哀歌5章 そしりに目を留めてください

哀5:1「主よ。私たちに起こったことを思い出してください。私たちのそしりに目を留めてください。顧みてください」
考えてみれば、いま捕囚にあっているユダヤ人たちは自分の先祖の犯した罪のつけを払わされているようなものです。「私たちの先祖は罪を犯しました。彼らはもういません。彼らの咎を私たちが背負いました(7)」と書かれているとおりです。捕囚の様子は列王記や歴代誌などには詳しく書かれていませんが、劣悪だったことがここに書かれています。自分たちを管理しているのは奴隷で(8)、いのちがけで食料を調達しなければなりませんでした(9)。女たちははずかしめられ(11)、首長も長老も敵には重要だと思われませんでした(12)。
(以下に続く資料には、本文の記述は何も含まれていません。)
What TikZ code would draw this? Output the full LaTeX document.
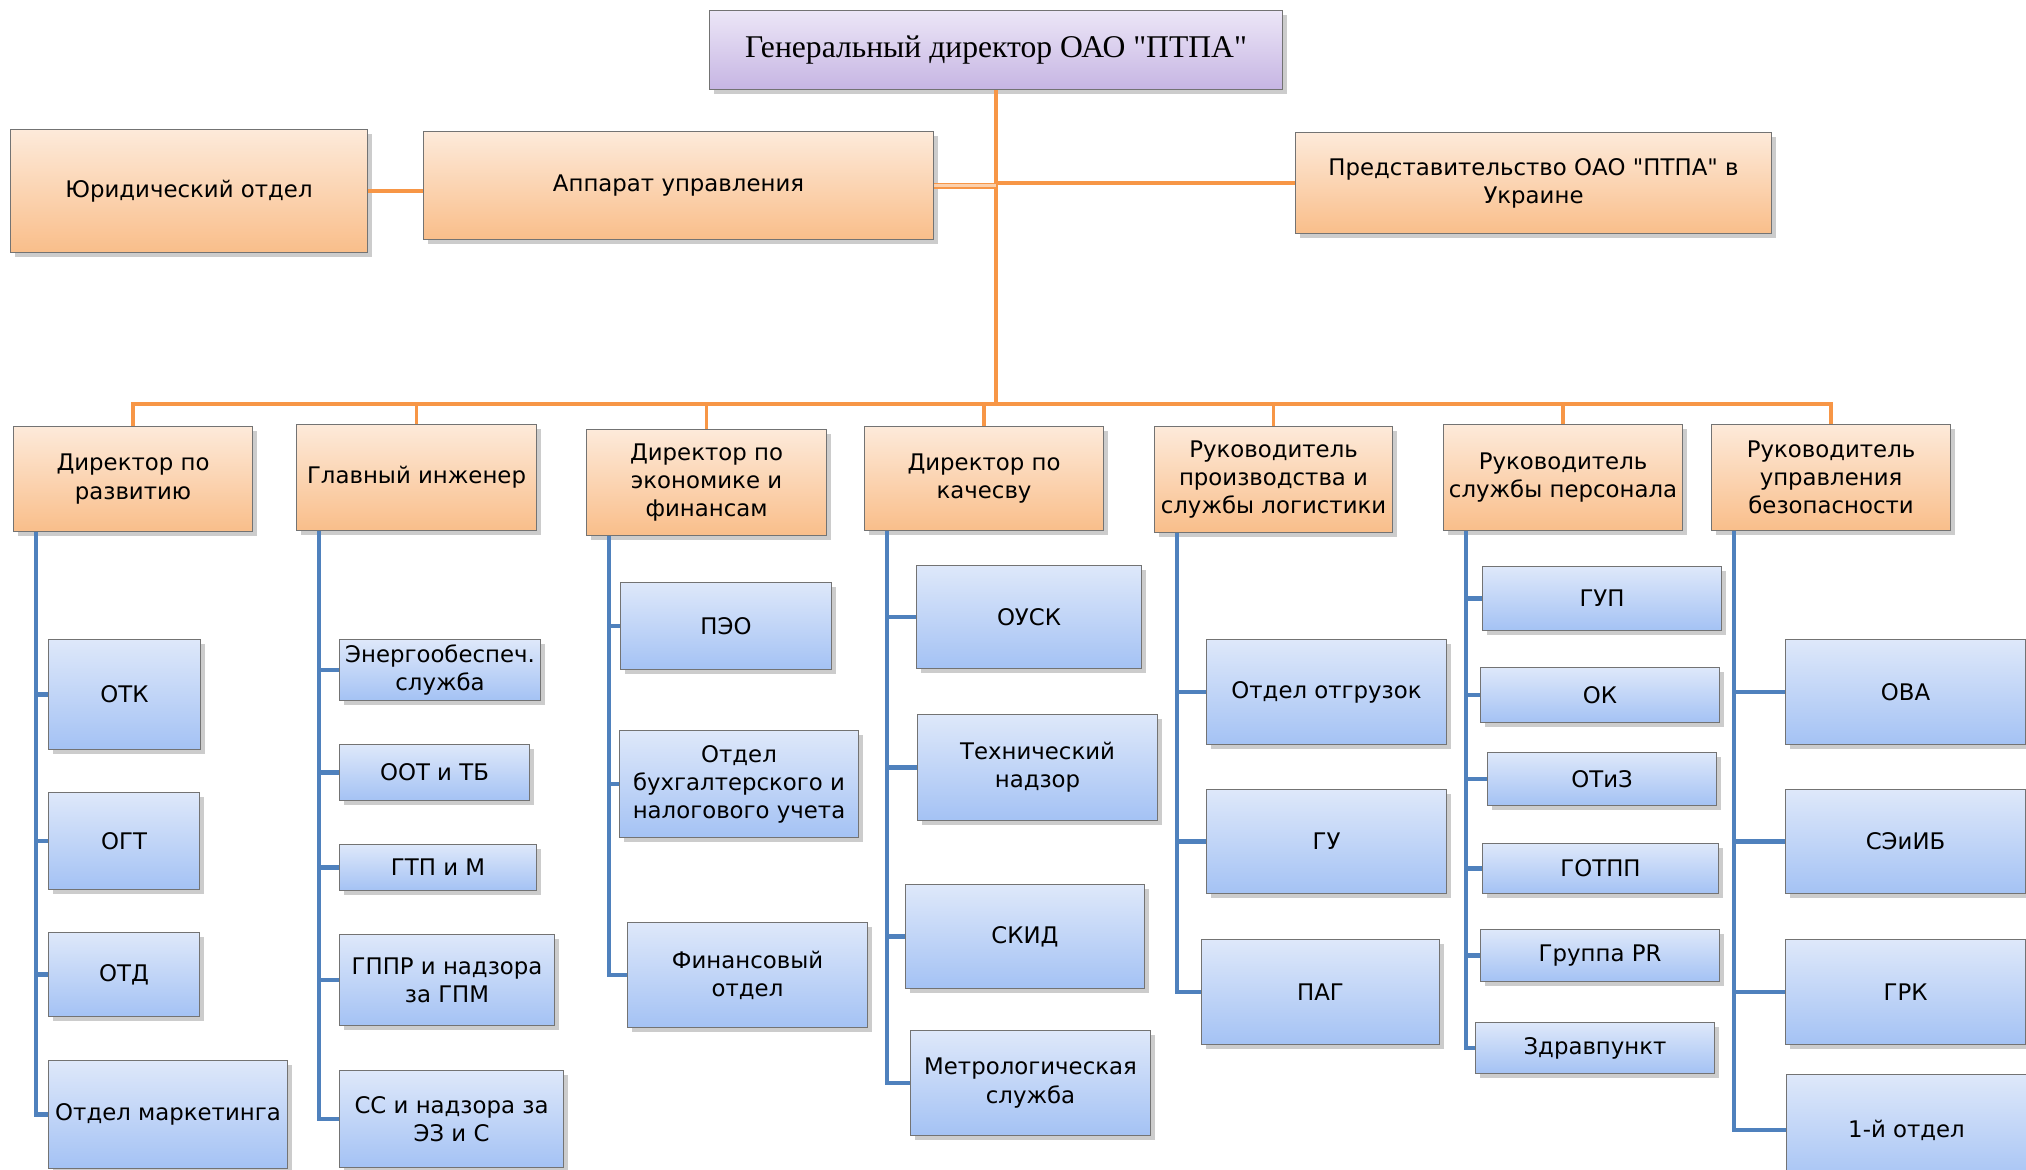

これが先祖の犯した罪のつけだとしても、「いつまでも私たちを忘れておられるのですか(20)」と終わりの見えない苦痛に、つい本音が出ています。主の懲らしめや試練が長く続く場合もあるでしょう。それは信じる者にとって難しいときでもあります。哀歌の最後は「あなたはほんとうに、私たちを退けられるのですか。きわみまで私たちを怒られるのですか(22)」で締め括られています。嘆きの歌の最後が希望で終わらないのは残念ですが、もし哀歌の作者がダビデなら最後まで主の御名を賛美したのだと思います。70年後には、開放のときがやってきます。ただ、70年を待つには人の寿命は短すぎるのです。